- **What is expected**
Reproduce the listing exactly and skip over any pictures.

- **Given information**
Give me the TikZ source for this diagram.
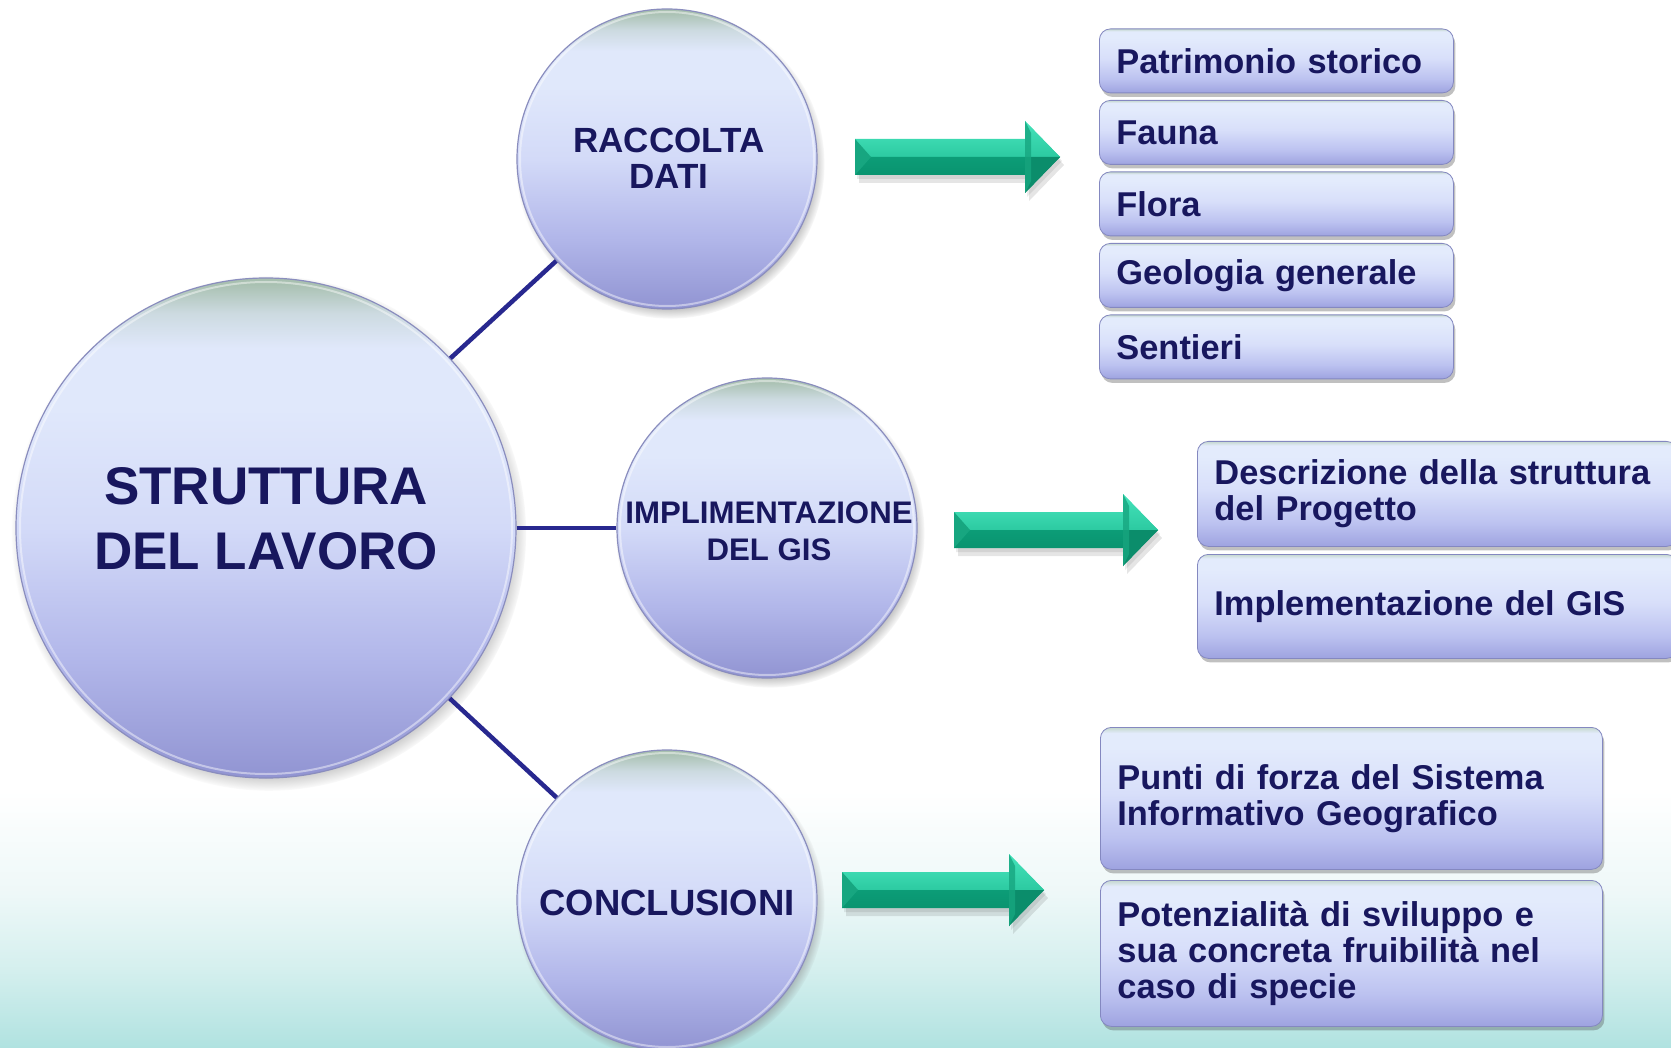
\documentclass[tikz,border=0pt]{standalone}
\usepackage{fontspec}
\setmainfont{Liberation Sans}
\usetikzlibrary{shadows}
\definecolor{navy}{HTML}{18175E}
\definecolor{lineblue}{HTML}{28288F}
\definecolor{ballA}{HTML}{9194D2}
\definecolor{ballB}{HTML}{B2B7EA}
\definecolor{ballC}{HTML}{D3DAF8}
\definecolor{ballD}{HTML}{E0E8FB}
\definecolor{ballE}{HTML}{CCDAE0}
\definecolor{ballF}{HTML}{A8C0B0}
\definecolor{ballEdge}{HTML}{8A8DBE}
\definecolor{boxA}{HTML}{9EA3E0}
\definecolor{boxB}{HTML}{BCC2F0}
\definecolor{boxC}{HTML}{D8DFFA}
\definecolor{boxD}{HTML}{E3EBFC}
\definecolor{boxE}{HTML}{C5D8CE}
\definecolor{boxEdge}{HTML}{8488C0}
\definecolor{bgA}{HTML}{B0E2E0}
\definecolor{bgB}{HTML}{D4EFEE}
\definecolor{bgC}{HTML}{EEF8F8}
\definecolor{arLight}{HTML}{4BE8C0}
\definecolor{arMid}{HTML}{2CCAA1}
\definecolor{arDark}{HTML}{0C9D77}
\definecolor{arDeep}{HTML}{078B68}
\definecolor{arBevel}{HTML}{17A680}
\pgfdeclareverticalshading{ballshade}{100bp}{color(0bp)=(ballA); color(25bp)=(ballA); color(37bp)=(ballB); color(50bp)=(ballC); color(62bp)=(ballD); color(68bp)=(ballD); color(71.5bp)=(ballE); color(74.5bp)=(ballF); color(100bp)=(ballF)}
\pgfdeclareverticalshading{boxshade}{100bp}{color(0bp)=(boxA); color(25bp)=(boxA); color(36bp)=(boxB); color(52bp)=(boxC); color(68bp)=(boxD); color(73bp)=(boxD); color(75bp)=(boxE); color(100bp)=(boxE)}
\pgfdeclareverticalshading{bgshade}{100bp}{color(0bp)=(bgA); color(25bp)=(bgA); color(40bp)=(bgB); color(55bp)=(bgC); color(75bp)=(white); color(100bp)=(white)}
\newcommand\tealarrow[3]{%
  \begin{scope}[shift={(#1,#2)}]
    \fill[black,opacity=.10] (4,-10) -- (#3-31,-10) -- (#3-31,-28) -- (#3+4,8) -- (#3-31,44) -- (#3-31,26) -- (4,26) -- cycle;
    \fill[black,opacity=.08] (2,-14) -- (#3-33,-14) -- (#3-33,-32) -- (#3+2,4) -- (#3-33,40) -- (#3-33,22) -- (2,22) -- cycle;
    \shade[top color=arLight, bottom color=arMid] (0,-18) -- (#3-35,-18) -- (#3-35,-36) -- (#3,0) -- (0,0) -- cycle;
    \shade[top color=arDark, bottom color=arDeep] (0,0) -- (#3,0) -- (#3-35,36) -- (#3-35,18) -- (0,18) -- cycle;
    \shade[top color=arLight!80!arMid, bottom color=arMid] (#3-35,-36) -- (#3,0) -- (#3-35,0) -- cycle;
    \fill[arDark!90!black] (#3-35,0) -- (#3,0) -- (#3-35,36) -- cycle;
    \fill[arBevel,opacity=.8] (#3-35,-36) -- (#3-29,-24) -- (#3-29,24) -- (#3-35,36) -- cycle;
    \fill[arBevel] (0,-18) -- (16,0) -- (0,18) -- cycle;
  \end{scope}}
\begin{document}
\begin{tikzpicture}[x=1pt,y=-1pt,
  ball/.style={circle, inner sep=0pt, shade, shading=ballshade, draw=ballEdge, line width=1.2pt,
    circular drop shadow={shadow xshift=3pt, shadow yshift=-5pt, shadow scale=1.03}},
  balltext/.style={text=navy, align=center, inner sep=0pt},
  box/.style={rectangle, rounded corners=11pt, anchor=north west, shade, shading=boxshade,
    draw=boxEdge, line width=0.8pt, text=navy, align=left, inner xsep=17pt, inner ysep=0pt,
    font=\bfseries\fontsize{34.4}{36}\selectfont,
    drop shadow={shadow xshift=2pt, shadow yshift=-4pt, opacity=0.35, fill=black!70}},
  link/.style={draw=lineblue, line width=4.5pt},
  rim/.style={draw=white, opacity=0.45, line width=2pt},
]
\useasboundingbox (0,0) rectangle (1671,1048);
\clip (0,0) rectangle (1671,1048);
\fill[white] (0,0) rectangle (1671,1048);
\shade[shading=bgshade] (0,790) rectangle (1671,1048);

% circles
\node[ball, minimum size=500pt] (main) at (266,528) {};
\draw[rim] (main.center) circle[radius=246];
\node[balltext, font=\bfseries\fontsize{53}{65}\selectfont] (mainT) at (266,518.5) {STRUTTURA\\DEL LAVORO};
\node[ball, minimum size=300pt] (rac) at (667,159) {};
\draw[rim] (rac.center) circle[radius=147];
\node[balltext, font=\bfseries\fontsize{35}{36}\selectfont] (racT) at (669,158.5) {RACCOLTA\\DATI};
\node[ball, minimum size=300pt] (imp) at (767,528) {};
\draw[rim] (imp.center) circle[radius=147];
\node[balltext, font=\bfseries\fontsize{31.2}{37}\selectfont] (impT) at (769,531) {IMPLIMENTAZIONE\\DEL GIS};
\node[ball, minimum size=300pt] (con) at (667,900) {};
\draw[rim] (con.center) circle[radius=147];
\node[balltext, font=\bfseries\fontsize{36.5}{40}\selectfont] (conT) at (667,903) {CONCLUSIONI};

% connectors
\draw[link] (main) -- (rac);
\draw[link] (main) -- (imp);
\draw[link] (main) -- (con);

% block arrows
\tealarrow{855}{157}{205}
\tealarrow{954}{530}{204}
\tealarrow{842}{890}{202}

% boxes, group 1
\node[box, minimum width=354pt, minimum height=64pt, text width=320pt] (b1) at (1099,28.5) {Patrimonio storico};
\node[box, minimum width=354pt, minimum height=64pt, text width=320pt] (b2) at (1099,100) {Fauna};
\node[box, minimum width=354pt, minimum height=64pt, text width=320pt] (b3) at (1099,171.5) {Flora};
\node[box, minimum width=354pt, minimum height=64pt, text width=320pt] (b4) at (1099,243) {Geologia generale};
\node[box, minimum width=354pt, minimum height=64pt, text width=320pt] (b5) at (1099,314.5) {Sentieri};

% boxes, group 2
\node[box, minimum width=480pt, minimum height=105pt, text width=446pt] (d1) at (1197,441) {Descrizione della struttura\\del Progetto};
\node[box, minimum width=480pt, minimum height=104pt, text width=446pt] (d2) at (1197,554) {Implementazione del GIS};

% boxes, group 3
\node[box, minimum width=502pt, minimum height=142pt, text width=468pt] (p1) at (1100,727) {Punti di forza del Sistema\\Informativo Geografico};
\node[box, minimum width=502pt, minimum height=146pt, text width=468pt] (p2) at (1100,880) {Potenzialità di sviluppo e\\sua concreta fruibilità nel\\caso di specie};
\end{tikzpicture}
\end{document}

- **Result**
Give me the TikZ source for this diagram.
\documentclass[tikz,border=0pt]{standalone}
\usepackage{fontspec}
\setmainfont{Liberation Sans}
\usetikzlibrary{shadows}
\definecolor{navy}{HTML}{18175E}
\definecolor{lineblue}{HTML}{28288F}
\definecolor{ballA}{HTML}{9194D2}
\definecolor{ballB}{HTML}{B2B7EA}
\definecolor{ballC}{HTML}{D3DAF8}
\definecolor{ballD}{HTML}{E0E8FB}
\definecolor{ballE}{HTML}{CCDAE0}
\definecolor{ballF}{HTML}{A8C0B0}
\definecolor{ballEdge}{HTML}{8A8DBE}
\definecolor{boxA}{HTML}{9EA3E0}
\definecolor{boxB}{HTML}{BCC2F0}
\definecolor{boxC}{HTML}{D8DFFA}
\definecolor{boxD}{HTML}{E3EBFC}
\definecolor{boxE}{HTML}{C5D8CE}
\definecolor{boxEdge}{HTML}{8488C0}
\definecolor{bgA}{HTML}{B0E2E0}
\definecolor{bgB}{HTML}{D4EFEE}
\definecolor{bgC}{HTML}{EEF8F8}
\definecolor{arLight}{HTML}{4BE8C0}
\definecolor{arMid}{HTML}{2CCAA1}
\definecolor{arDark}{HTML}{0C9D77}
\definecolor{arDeep}{HTML}{078B68}
\definecolor{arBevel}{HTML}{17A680}
\pgfdeclareverticalshading{ballshade}{100bp}{color(0bp)=(ballA); color(25bp)=(ballA); color(37bp)=(ballB); color(50bp)=(ballC); color(62bp)=(ballD); color(68bp)=(ballD); color(71.5bp)=(ballE); color(74.5bp)=(ballF); color(100bp)=(ballF)}
\pgfdeclareverticalshading{boxshade}{100bp}{color(0bp)=(boxA); color(25bp)=(boxA); color(36bp)=(boxB); color(52bp)=(boxC); color(68bp)=(boxD); color(73bp)=(boxD); color(75bp)=(boxE); color(100bp)=(boxE)}
\pgfdeclareverticalshading{bgshade}{100bp}{color(0bp)=(bgA); color(25bp)=(bgA); color(40bp)=(bgB); color(55bp)=(bgC); color(75bp)=(white); color(100bp)=(white)}
\newcommand\tealarrow[3]{%
  \begin{scope}[shift={(#1,#2)}]
    \fill[black,opacity=.10] (4,-10) -- (#3-31,-10) -- (#3-31,-28) -- (#3+4,8) -- (#3-31,44) -- (#3-31,26) -- (4,26) -- cycle;
    \fill[black,opacity=.08] (2,-14) -- (#3-33,-14) -- (#3-33,-32) -- (#3+2,4) -- (#3-33,40) -- (#3-33,22) -- (2,22) -- cycle;
    \shade[top color=arLight, bottom color=arMid] (0,-18) -- (#3-35,-18) -- (#3-35,-36) -- (#3,0) -- (0,0) -- cycle;
    \shade[top color=arDark, bottom color=arDeep] (0,0) -- (#3,0) -- (#3-35,36) -- (#3-35,18) -- (0,18) -- cycle;
    \shade[top color=arLight!80!arMid, bottom color=arMid] (#3-35,-36) -- (#3,0) -- (#3-35,0) -- cycle;
    \fill[arDark!90!black] (#3-35,0) -- (#3,0) -- (#3-35,36) -- cycle;
    \fill[arBevel,opacity=.8] (#3-35,-36) -- (#3-29,-24) -- (#3-29,24) -- (#3-35,36) -- cycle;
    \fill[arBevel] (0,-18) -- (16,0) -- (0,18) -- cycle;
  \end{scope}}
\begin{document}
\begin{tikzpicture}[x=1pt,y=-1pt,
  ball/.style={circle, inner sep=0pt, shade, shading=ballshade, draw=ballEdge, line width=1.2pt,
    circular drop shadow={shadow xshift=3pt, shadow yshift=-5pt, shadow scale=1.03}},
  balltext/.style={text=navy, align=center, inner sep=0pt},
  box/.style={rectangle, rounded corners=11pt, anchor=north west, shade, shading=boxshade,
    draw=boxEdge, line width=0.8pt, text=navy, align=left, inner xsep=17pt, inner ysep=0pt,
    font=\bfseries\fontsize{34.4}{36}\selectfont,
    drop shadow={shadow xshift=2pt, shadow yshift=-4pt, opacity=0.35, fill=black!70}},
  link/.style={draw=lineblue, line width=4.5pt},
  rim/.style={draw=white, opacity=0.45, line width=2pt},
]
\useasboundingbox (0,0) rectangle (1671,1048);
\clip (0,0) rectangle (1671,1048);
\fill[white] (0,0) rectangle (1671,1048);
\shade[shading=bgshade] (0,790) rectangle (1671,1048);

% circles
\node[ball, minimum size=500pt] (main) at (266,528) {};
\draw[rim] (main.center) circle[radius=246];
\node[balltext, font=\bfseries\fontsize{53}{65}\selectfont] (mainT) at (266,518.5) {STRUTTURA\\DEL LAVORO};
\node[ball, minimum size=300pt] (rac) at (667,159) {};
\draw[rim] (rac.center) circle[radius=147];
\node[balltext, font=\bfseries\fontsize{35}{36}\selectfont] (racT) at (669,158.5) {RACCOLTA\\DATI};
\node[ball, minimum size=300pt] (imp) at (767,528) {};
\draw[rim] (imp.center) circle[radius=147];
\node[balltext, font=\bfseries\fontsize{31.2}{37}\selectfont] (impT) at (769,531) {IMPLIMENTAZIONE\\DEL GIS};
\node[ball, minimum size=300pt] (con) at (667,900) {};
\draw[rim] (con.center) circle[radius=147];
\node[balltext, font=\bfseries\fontsize{36.5}{40}\selectfont] (conT) at (667,903) {CONCLUSIONI};

% connectors
\draw[link] (main) -- (rac);
\draw[link] (main) -- (imp);
\draw[link] (main) -- (con);

% block arrows
\tealarrow{855}{157}{205}
\tealarrow{954}{530}{204}
\tealarrow{842}{890}{202}

% boxes, group 1
\node[box, minimum width=354pt, minimum height=64pt, text width=320pt] (b1) at (1099,28.5) {Patrimonio storico};
\node[box, minimum width=354pt, minimum height=64pt, text width=320pt] (b2) at (1099,100) {Fauna};
\node[box, minimum width=354pt, minimum height=64pt, text width=320pt] (b3) at (1099,171.5) {Flora};
\node[box, minimum width=354pt, minimum height=64pt, text width=320pt] (b4) at (1099,243) {Geologia generale};
\node[box, minimum width=354pt, minimum height=64pt, text width=320pt] (b5) at (1099,314.5) {Sentieri};

% boxes, group 2
\node[box, minimum width=480pt, minimum height=105pt, text width=446pt] (d1) at (1197,441) {Descrizione della struttura\\del Progetto};
\node[box, minimum width=480pt, minimum height=104pt, text width=446pt] (d2) at (1197,554) {Implementazione del GIS};

% boxes, group 3
\node[box, minimum width=502pt, minimum height=142pt, text width=468pt] (p1) at (1100,727) {Punti di forza del Sistema\\Informativo Geografico};
\node[box, minimum width=502pt, minimum height=146pt, text width=468pt] (p2) at (1100,880) {Potenzialità di sviluppo e\\sua concreta fruibilità nel\\caso di specie};
\end{tikzpicture}
\end{document}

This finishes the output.